The principle and agent generally negotiate an agency agreement that begins when the power of attorney is given to the agent. Section 14 provides the framework for terminating the agency. Either party may cancel, but if one party terminates the agency without permission, the other party has grounds to sue for breach of contract. Section 14(a) states that the agency may also terminate from an external event, such as the death, incapacitation, or bankruptcy of either party. Still, Section 15 of the Law of Agency declares that both the agent and the third party may assume the agency relationship continues until they are told otherwise.

The Law of Agency does have other clauses to protect a third party from disputes between the principal and the agent. If an agent act’s without the principal’s authorization, the third party may choose to regard the agent as party to the act or may withdraw from the act and claim damages against the agent. If the agent injures the third party after the termination of the agency, the third party may continue to hold the principal responsible if he or she did not know the agency relationship had ended.

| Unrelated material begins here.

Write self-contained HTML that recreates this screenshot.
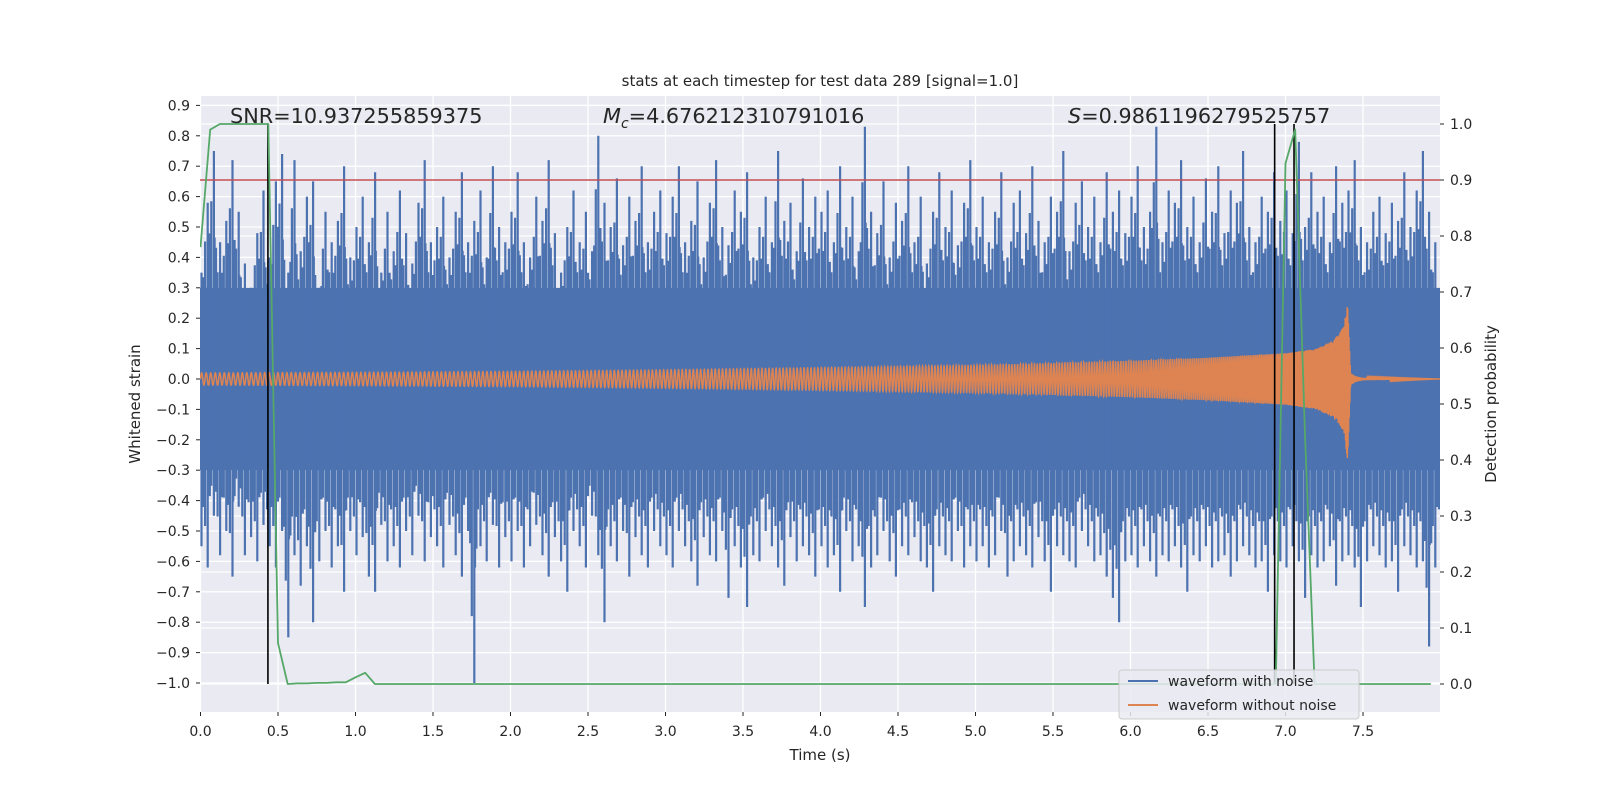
<!DOCTYPE html>
<html><head><meta charset="utf-8"><style>
html,body{margin:0;padding:0;background:#fff;}
svg{display:block;font-family:"DejaVu Sans","Liberation Sans",sans-serif;}
</style></head><body>
<svg id="chart" width="1600" height="800" viewBox="0 0 1600 800">
<defs><clipPath id="pc"><rect x="200" y="96" width="1240" height="616"/></clipPath></defs>
<rect x="200" y="96" width="1240" height="616" fill="#EAEAF2"/>
<g id="grid"></g>
<g id="series" clip-path="url(#pc)"></g>
<g id="axes"></g>
<text x="820" y="86" text-anchor="middle" font-size="15" fill="#262626">stats at each timestep for test data 289 [signal=1.0]</text>
<text x="230" y="123" font-size="20.8" fill="#262626">SNR=10.937255859375</text>
<text x="603" y="123" font-size="20.8" fill="#262626"><tspan font-style="italic">M</tspan><tspan font-size="14" dy="5" font-style="italic">c</tspan><tspan dy="-5">=4.676212310791016</tspan></text>
<text x="1068" y="123" font-size="20.8" fill="#262626"><tspan font-style="italic">S</tspan>=0.9861196279525757</text>
<text x="820" y="760" text-anchor="middle" font-size="15" fill="#262626">Time (s)</text>
<text transform="translate(140,404) rotate(-90)" text-anchor="middle" font-size="15" fill="#262626">Whitened strain</text>
<text transform="translate(1496,404) rotate(-90)" text-anchor="middle" font-size="15" fill="#262626">Detection probability</text>
<g>
<rect x="1119" y="670" width="240" height="49" rx="3" fill="#EAEAF2" fill-opacity="0.85" stroke="#cccccc"/>
<line x1="1128" y1="681" x2="1158" y2="681" stroke="#4C72B0" stroke-width="2"/>
<text x="1168" y="686" font-size="14" fill="#262626">waveform with noise</text>
<line x1="1128" y1="705" x2="1158" y2="705" stroke="#DD8452" stroke-width="2"/>
<text x="1168" y="710" font-size="14" fill="#262626">waveform without noise</text>
</g>
</svg>
<script>
const xTicks=[0,0.5,1,1.5,2,2.5,3,3.5,4,4.5,5,5.5,6,6.5,7,7.5];
const yTicks=[0.9,0.8,0.7,0.6,0.5,0.4,0.3,0.2,0.1,0,-0.1,-0.2,-0.3,-0.4,-0.5,-0.6,-0.7,-0.8,-0.9,-1.0];
const y2Ticks=[0,0.1,0.2,0.3,0.4,0.5,0.6,0.7,0.8,0.9,1.0];
const binWidthSec=0.04;
const noiseMax=[0.35,0.58,0.75,0.45,0.52,0.72,0.55,0.38,0.3,0.48,0.62,0.40,0.65,0.74,0.35,0.72,0.42,0.6,0.65,0.3,0.55,0.45,0.52,0.7,0.4,
0.5,0.6,0.45,0.68,0.35,0.55,0.42,0.62,0.48,0.38,0.58,0.72,0.45,0.5,0.6,0.4,0.55,0.68,0.45,0.52,0.62,0.4,0.7,0.5,0.45,
0.55,0.68,0.45,0.4,0.6,0.52,0.72,0.48,0.35,0.5,0.62,0.45,0.55,0.42,0.8,0.58,0.5,0.66,0.44,0.6,0.52,0.7,0.45,0.55,0.62,
0.48,0.6,0.7,0.45,0.52,0.65,0.4,0.58,0.72,0.5,0.44,0.62,0.55,0.68,0.4,0.5,0.6,0.45,0.75,0.52,0.58,0.42,0.66,0.5,0.6,
0.55,0.62,0.45,0.7,0.5,0.6,0.42,0.83,0.55,0.48,0.65,0.4,0.58,0.52,0.7,0.45,0.6,0.38,0.55,0.68,0.5,0.62,0.44,0.58,0.72,
0.5,0.6,0.45,0.55,0.68,0.4,0.58,0.62,0.48,0.7,0.52,0.45,0.6,0.55,0.75,0.42,0.58,0.65,0.5,0.6,0.45,0.68,0.55,0.62,0.48,
0.6,0.7,0.5,0.55,0.83,0.45,0.62,0.58,0.72,0.5,0.6,0.45,0.66,0.55,0.7,0.48,0.62,0.58,0.75,0.5,0.45,0.6,0.55,0.68,0.52,
0.62,0.48,0.78,0.5,0.68,0.55,0.6,0.45,0.7,0.58,0.62,0.72,0.5,0.45,0.55,0.6,0.48,0.58,0.52,0.68,0.5,0.62,0.75,0.55,0.45];
const noiseMin=[-0.55,-0.62,-0.45,-0.58,-0.5,-0.65,-0.42,-0.58,-0.52,-0.6,-0.48,-0.55,-0.62,-0.5,-0.85,-0.58,-0.68,-0.55,-0.8,-0.6,-0.5,-0.62,-0.55,-0.7,-0.5,
-0.58,-0.52,-0.65,-0.7,-0.48,-0.6,-0.55,-0.62,-0.5,-0.58,-0.45,-0.6,-0.52,-0.55,-0.62,-0.48,-0.58,-0.65,-0.5,-1.0,-0.55,-0.6,-0.48,-0.62,-0.52,
-0.6,-0.5,-0.62,-0.55,-0.48,-0.58,-0.65,-0.52,-0.6,-0.7,-0.5,-0.55,-0.62,-0.45,-0.58,-0.8,-0.55,-0.6,-0.5,-0.65,-0.52,-0.58,-0.62,-0.5,-0.55,
-0.58,-0.62,-0.5,-0.55,-0.6,-0.68,-0.52,-0.58,-0.6,-0.5,-0.72,-0.55,-0.62,-0.75,-0.58,-0.6,-0.5,-0.55,-0.62,-0.68,-0.52,-0.6,-0.55,-0.58,-0.65,
-0.55,-0.62,-0.58,-0.7,-0.5,-0.6,-0.55,-0.75,-0.62,-0.58,-0.5,-0.6,-0.65,-0.55,-0.58,-0.52,-0.6,-0.62,-0.7,-0.55,-0.58,-0.6,-0.5,-0.62,-0.55,
-0.6,-0.55,-0.62,-0.58,-0.5,-0.65,-0.6,-0.55,-0.58,-0.62,-0.52,-0.6,-0.7,-0.55,-0.58,-0.6,-0.62,-0.5,-0.55,-0.6,-0.58,-0.65,-0.72,-0.8,-0.6,
-0.58,-0.62,-0.55,-0.6,-0.65,-0.58,-0.6,-0.55,-0.62,-0.7,-0.58,-0.6,-0.55,-0.62,-0.6,-0.58,-0.65,-0.6,-0.55,-0.58,-0.62,-0.6,-0.7,-0.58,-0.6,
-0.62,-0.55,-0.6,-0.72,-0.58,-0.62,-0.6,-0.55,-0.68,-0.6,-0.58,-0.62,-0.75,-0.6,-0.55,-0.58,-0.62,-0.6,-0.7,-0.55,-0.58,-0.62,-0.6,-0.88,-0.62];
const noiseCore=0.3;
const envTimes=[0,1,2,3,4,5,5.5,6,6.5,7,7.2,7.3,7.35,7.38,7.40,7.42,7.45,7.5,8];
const envAmps=[0.02,0.022,0.025,0.03,0.037,0.045,0.052,0.06,0.07,0.085,0.1,0.125,0.15,0.18,0.27,0.02,0.01,0.004,0.0];
const freqTimes=[0,2,4,6,7,7.3,7.4,8];
const freqHz=[34,38,45,60,90,150,250,250];
const probStep=0.0625;
const probValues=[0.78,0.99,1,1,1,1,1,1,0.073,0,0.001,0.001,0.002,0.002,0.003,0.003,0.012,0.02,0];
const probLate={111:0,112:0.93,113:0.99,114:0.45,115:0};
const probCount=128;
const threshold=0.9;
const markerTimes=[0.435,6.93,7.055];

const NS='http://www.w3.org/2000/svg';
const X=t=>200.5+t*155;
const YL=v=>379-v*304;
const YR=p=>684-p*560;
function mk(tag,attrs,parent){const e=document.createElementNS(NS,tag);for(const k in attrs)e.setAttribute(k,attrs[k]);parent.appendChild(e);return e;}
function interp(xs,ys,x){if(x<=xs[0])return ys[0];for(let i=1;i<xs.length;i++){if(x<=xs[i]){const f=(x-xs[i-1])/(xs[i]-xs[i-1]);return ys[i-1]+f*(ys[i]-ys[i-1]);}}return ys[ys.length-1];}
const grid=document.getElementById('grid'),series=document.getElementById('series'),axes=document.getElementById('axes');

xTicks.forEach(t=>{
  const g=mk('line',{x1:X(t),x2:X(t),y1:96,y2:712,stroke:'#fff','stroke-width':1.3},grid);
  
  
  const tk=mk('line',{x1:X(t),x2:X(t),y1:712,y2:716,stroke:'#262626','stroke-width':1},axes);
  
  
  const l=mk('text',{x:X(t),y:736,'text-anchor':'middle','font-size':14,fill:'#262626'},axes);
  l.textContent=t.toFixed(1);
  
  
});
yTicks.forEach(v=>{
  const g=mk('line',{x1:200,x2:1440,y1:YL(v),y2:YL(v),stroke:'#fff','stroke-width':1.3},grid);
  
  
  const tk=mk('line',{x1:196,x2:200,y1:YL(v),y2:YL(v),stroke:'#262626','stroke-width':1},axes);
  
  
  const l=mk('text',{x:190,y:YL(v)+5,'text-anchor':'end','font-size':14,fill:'#262626'},axes);
  l.textContent=(v<0?'\u2212':'')+Math.abs(v).toFixed(1);
  
  
});
y2Ticks.forEach(p=>{
  const g=mk('line',{x1:200,x2:1440,y1:YR(p),y2:YR(p),stroke:'#fff','stroke-width':1.3},grid);
  
  
  const tk=mk('line',{x1:1440,x2:1444,y1:YR(p),y2:YR(p),stroke:'#262626','stroke-width':1},axes);
  
  
  const l=mk('text',{x:1450,y:YR(p)+5,'font-size':14,fill:'#262626'},axes);
  l.textContent=p.toFixed(1);
  
  
});

// noisy waveform
const core=mk('rect',{x:200,y:YL(noiseCore),width:1240,height:YL(-noiseCore)-YL(noiseCore),fill:'#4C72B0'},series);


let d='';
noiseMax.forEach((mx,i)=>{
  const x0=X(i*binWidthSec), w=X(binWidthSec)-X(0);
  const mn=noiseMin[i];
  const nx=noiseMax[(i+1)%noiseMax.length], nn=noiseMin[(i+1)%noiseMin.length];
  d+=`M${(x0+1).toFixed(1)} ${YL(mx).toFixed(1)}V${YL(mn).toFixed(1)}`;
  d+=`M${(x0+w*0.5).toFixed(1)} ${YL((mx+nx)*0.36).toFixed(1)}V${YL((mn+nn)*0.36).toFixed(1)}`;
  d+=`M${(x0+w*0.28).toFixed(1)} ${YL(mx*0.62).toFixed(1)}V${YL(mn*0.62).toFixed(1)}`;
  d+=`M${(x0+w*0.75).toFixed(1)} ${YL(nx*0.78).toFixed(1)}V${YL(nn*0.78).toFixed(1)}`;
});
const noise=mk('path',{d:d,stroke:'#4C72B0','stroke-width':2.2,fill:'none'},series);



// clean chirp
let ph=0,pts=[];const dt=0.0008;
for(let t=0;t<=8;t+=dt){
  const a=interp(envTimes,envAmps,t);
  pts.push(X(t).toFixed(2)+','+YL(a*Math.sin(ph)).toFixed(2));
  ph+=2*Math.PI*interp(freqTimes,freqHz,t)*dt;
}
const clean=mk('polyline',{points:pts.join(' '),stroke:'#DD8452','stroke-width':1.5,fill:'none'},series);



// threshold
const th=mk('line',{x1:200,x2:1440,y1:YR(threshold),y2:YR(threshold),stroke:'#C44E52','stroke-width':1.5},series);



markerTimes.forEach(t=>{
  const m=mk('line',{x1:X(t),x2:X(t),y1:YR(1),y2:YR(0),stroke:'#000','stroke-width':1.6},series);
  
  
});

// detection probability
const pp=[];
for(let k=0;k<probCount;k++){
  let v=k<probValues.length?probValues[k]:(probLate[k]!==undefined?probLate[k]:0);
  pp.push(X(k*probStep).toFixed(1)+','+YR(v).toFixed(1));
}
const prob=mk('polyline',{points:pp.join(' '),stroke:'#55A868','stroke-width':1.8,fill:'none','stroke-linejoin':'round'},series);


</script>
</body></html>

One interesting use of the Law of Agency is when a foreign investor wishes to arrange certain business matters prior to incorporation. An agent may be authorized to carry on transactions between the company-to-be and its future customers, which will be binding upon the actual company once it is formed. Finally, Section 16 defines the agency as a personal relationship between the principal and the agent. The agent may not appoint a “sub-agent” without express permission from the principal.